**Prompt**
What are the lines from the one with "Reproduce this diagram with TikZ." through the one with "(noB) at (107,658);", inclusive? Output them exactly, and leave out the pictures.

********************

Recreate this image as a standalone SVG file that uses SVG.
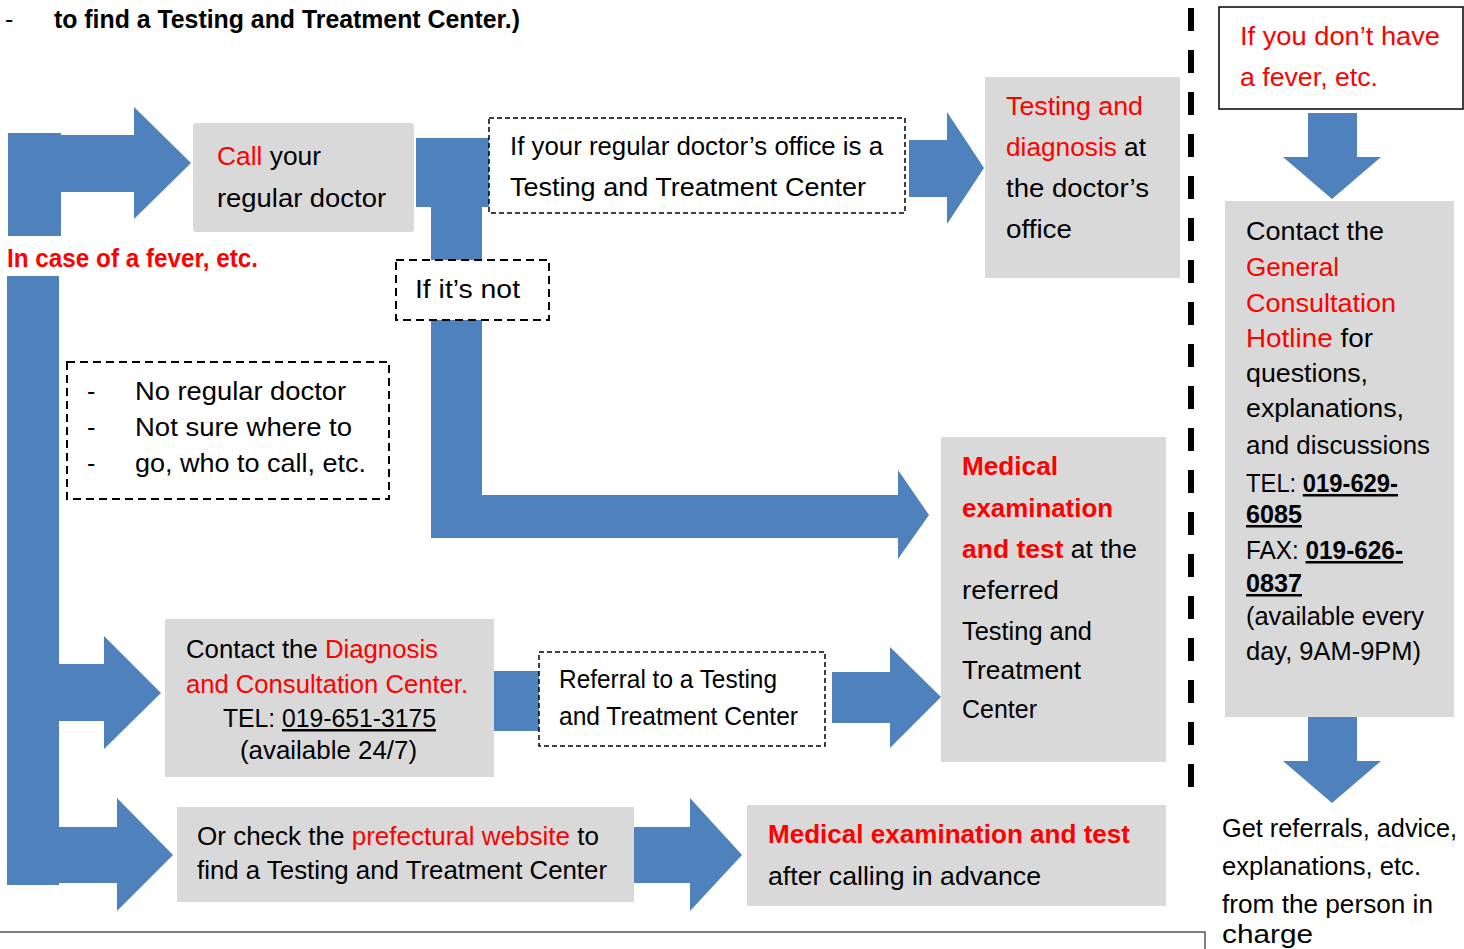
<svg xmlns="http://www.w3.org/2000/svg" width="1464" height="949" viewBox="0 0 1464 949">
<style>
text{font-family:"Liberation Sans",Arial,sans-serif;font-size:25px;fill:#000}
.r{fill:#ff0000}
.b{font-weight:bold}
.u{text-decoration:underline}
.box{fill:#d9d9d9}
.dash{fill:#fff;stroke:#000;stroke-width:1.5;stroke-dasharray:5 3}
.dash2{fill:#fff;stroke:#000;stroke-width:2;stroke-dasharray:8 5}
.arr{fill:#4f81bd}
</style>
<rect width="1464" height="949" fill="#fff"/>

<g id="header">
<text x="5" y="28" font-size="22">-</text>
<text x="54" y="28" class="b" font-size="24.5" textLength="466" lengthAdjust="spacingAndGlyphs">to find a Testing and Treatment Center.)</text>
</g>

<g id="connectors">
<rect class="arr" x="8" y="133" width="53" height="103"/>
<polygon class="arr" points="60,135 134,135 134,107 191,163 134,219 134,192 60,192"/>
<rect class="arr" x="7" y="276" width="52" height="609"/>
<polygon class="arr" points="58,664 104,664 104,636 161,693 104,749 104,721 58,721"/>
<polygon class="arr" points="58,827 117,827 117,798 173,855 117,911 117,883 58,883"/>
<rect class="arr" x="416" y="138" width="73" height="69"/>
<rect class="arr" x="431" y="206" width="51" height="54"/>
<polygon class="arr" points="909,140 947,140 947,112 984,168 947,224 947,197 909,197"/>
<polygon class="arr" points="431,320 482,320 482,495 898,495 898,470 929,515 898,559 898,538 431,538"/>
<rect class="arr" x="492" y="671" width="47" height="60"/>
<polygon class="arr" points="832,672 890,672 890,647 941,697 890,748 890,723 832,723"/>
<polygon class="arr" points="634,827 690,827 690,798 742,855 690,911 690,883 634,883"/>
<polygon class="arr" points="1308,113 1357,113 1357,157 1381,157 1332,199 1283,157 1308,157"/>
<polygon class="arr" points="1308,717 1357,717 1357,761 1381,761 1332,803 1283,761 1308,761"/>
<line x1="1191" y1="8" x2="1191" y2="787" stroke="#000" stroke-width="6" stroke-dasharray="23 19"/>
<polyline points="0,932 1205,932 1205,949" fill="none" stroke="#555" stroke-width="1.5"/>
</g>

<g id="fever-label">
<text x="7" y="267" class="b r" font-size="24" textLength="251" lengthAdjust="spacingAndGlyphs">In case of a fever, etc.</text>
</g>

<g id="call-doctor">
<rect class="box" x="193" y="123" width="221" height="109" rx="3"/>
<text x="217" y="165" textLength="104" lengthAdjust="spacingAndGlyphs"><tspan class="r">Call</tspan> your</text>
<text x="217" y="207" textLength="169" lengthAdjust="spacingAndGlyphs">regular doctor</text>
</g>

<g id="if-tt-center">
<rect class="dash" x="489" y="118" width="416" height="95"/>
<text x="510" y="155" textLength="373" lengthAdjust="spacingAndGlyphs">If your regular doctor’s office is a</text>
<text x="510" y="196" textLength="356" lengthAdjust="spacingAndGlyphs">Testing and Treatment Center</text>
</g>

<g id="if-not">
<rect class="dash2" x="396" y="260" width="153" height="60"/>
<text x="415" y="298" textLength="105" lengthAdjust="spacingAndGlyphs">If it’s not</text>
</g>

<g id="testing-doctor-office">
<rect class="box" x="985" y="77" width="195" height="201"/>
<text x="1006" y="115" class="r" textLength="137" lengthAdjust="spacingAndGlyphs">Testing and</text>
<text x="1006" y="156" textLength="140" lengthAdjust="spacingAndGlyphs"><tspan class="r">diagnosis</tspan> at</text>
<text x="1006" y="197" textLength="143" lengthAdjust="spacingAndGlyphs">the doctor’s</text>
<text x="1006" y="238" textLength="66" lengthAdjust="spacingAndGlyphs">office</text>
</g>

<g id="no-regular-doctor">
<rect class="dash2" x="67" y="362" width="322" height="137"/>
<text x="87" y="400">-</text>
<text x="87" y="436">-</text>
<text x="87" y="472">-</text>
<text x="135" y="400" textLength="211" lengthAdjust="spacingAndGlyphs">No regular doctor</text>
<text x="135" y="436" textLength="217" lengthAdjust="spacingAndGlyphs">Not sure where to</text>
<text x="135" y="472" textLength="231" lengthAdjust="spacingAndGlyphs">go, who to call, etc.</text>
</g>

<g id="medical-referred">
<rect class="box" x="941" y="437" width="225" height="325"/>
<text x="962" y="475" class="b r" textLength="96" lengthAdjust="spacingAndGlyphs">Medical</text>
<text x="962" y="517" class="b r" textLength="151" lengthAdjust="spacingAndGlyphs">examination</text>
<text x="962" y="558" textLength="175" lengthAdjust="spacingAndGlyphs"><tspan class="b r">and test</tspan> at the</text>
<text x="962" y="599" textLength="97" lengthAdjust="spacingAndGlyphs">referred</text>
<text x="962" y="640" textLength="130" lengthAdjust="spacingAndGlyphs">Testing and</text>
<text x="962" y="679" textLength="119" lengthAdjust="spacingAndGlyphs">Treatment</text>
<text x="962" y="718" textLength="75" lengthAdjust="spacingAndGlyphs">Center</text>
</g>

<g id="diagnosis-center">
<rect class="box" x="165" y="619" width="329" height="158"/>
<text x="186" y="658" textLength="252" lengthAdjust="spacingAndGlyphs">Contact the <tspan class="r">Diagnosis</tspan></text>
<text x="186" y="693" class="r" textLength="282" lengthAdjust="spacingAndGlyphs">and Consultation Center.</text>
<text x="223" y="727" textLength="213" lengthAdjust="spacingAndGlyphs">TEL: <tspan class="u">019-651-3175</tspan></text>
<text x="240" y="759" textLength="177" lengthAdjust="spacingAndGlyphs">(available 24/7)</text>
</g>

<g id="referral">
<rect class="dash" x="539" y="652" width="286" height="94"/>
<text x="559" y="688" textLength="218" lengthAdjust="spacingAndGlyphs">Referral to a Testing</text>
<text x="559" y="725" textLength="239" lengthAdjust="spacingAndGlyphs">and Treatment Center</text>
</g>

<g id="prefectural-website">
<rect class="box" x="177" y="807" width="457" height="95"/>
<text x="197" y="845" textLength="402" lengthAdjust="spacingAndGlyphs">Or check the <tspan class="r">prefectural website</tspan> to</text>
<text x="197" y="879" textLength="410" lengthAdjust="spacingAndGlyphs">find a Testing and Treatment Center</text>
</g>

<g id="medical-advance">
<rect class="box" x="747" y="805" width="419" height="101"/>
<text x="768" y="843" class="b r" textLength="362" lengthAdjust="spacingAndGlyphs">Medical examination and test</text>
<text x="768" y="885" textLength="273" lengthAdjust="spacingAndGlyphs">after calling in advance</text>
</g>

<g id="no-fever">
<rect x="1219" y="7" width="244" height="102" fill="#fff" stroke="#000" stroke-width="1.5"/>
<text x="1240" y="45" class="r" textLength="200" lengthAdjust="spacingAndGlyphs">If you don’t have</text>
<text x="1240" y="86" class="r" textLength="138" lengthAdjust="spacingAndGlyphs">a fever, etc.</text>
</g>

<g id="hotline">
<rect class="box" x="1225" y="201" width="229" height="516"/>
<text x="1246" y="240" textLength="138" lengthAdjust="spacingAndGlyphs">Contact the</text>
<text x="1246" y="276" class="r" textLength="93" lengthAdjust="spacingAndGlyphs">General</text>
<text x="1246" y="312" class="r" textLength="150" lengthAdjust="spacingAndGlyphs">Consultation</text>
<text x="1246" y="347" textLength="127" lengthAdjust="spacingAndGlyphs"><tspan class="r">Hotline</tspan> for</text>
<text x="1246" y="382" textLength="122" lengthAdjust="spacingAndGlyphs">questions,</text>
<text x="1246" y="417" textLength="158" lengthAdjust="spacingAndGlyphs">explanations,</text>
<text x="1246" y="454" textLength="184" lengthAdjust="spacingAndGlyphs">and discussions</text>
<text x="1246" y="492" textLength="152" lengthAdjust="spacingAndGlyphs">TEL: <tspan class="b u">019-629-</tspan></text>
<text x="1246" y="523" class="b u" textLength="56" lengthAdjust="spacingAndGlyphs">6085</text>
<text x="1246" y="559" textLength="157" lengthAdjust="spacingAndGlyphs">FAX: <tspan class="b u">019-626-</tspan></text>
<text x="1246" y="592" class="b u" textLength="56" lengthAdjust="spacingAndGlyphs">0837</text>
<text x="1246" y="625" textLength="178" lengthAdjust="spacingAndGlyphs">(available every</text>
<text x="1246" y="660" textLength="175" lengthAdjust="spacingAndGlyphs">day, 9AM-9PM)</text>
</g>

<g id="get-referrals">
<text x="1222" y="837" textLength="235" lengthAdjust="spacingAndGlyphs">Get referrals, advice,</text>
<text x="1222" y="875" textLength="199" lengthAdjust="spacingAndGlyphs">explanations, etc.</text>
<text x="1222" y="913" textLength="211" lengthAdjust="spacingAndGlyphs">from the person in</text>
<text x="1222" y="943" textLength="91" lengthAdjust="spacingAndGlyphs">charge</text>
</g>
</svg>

********************

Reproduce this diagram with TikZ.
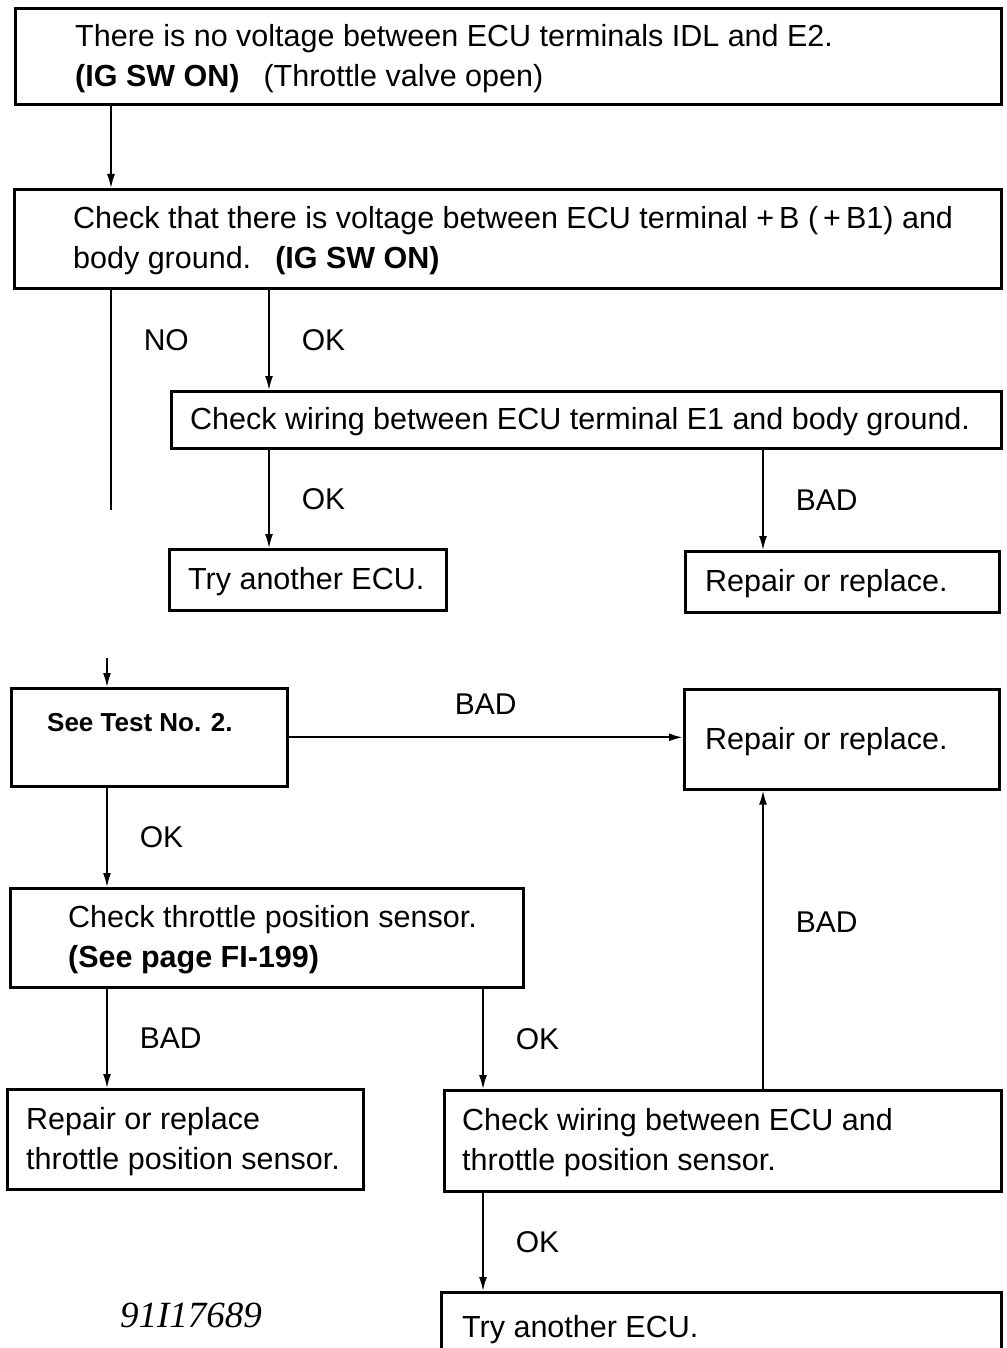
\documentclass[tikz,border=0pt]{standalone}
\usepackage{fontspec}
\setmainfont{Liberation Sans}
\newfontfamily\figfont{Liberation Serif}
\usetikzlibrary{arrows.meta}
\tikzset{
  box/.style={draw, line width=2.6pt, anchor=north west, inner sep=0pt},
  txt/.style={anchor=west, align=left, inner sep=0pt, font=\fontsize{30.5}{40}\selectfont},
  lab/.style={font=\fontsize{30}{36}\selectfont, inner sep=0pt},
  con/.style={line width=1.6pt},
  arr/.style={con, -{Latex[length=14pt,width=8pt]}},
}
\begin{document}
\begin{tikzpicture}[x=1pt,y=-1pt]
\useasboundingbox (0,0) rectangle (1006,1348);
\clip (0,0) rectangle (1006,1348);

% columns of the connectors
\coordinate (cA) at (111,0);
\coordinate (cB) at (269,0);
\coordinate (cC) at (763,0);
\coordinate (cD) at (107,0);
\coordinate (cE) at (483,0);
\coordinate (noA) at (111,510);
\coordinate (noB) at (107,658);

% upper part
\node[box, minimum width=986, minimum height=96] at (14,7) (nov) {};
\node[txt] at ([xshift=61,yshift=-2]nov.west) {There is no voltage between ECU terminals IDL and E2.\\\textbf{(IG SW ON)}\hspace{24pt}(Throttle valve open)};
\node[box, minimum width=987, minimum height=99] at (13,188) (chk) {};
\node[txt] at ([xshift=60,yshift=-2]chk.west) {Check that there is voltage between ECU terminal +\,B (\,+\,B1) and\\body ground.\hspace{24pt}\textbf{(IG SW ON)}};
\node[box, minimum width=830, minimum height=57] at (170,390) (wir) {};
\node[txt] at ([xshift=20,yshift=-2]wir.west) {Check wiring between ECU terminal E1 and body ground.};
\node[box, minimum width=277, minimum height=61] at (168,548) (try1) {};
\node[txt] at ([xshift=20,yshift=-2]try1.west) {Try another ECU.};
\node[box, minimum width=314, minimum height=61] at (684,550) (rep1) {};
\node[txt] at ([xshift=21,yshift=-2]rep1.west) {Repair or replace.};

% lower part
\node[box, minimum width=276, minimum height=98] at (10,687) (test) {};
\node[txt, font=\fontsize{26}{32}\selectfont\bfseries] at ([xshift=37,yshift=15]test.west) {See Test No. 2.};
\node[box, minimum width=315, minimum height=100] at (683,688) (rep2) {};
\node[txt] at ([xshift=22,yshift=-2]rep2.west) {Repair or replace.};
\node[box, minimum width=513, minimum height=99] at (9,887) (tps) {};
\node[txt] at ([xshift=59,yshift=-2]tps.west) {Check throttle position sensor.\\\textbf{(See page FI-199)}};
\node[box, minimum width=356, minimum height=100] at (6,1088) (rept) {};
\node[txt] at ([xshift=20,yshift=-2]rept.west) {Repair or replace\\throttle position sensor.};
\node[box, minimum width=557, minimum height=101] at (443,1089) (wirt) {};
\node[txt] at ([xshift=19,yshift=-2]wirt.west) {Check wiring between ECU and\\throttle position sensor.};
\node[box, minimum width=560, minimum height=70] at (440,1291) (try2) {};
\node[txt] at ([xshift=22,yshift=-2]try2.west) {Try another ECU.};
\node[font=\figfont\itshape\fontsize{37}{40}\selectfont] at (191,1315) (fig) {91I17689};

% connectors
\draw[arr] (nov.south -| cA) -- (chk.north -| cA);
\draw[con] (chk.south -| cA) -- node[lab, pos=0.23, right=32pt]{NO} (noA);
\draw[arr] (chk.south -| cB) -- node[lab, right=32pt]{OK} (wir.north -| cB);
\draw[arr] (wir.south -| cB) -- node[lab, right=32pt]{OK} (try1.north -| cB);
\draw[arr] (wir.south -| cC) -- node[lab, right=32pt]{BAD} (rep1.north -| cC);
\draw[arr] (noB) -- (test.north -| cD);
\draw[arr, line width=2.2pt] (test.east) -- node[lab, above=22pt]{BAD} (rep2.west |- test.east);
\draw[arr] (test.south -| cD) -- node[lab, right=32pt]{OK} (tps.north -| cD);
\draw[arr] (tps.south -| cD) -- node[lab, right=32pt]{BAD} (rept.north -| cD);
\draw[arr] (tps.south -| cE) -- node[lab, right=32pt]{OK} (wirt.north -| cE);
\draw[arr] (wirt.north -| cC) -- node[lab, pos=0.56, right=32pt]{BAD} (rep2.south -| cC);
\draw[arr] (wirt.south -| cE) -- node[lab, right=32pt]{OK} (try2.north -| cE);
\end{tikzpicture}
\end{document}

********************

**Solved problem**
Reproduce this diagram with TikZ.
\documentclass[tikz,border=0pt]{standalone}
\usepackage{fontspec}
\setmainfont{Liberation Sans}
\newfontfamily\figfont{Liberation Serif}
\usetikzlibrary{arrows.meta}
\tikzset{
  box/.style={draw, line width=2.6pt, anchor=north west, inner sep=0pt},
  txt/.style={anchor=west, align=left, inner sep=0pt, font=\fontsize{30.5}{40}\selectfont},
  lab/.style={font=\fontsize{30}{36}\selectfont, inner sep=0pt},
  con/.style={line width=1.6pt},
  arr/.style={con, -{Latex[length=14pt,width=8pt]}},
}
\begin{document}
\begin{tikzpicture}[x=1pt,y=-1pt]
\useasboundingbox (0,0) rectangle (1006,1348);
\clip (0,0) rectangle (1006,1348);

% columns of the connectors
\coordinate (cA) at (111,0);
\coordinate (cB) at (269,0);
\coordinate (cC) at (763,0);
\coordinate (cD) at (107,0);
\coordinate (cE) at (483,0);
\coordinate (noA) at (111,510);
\coordinate (noB) at (107,658);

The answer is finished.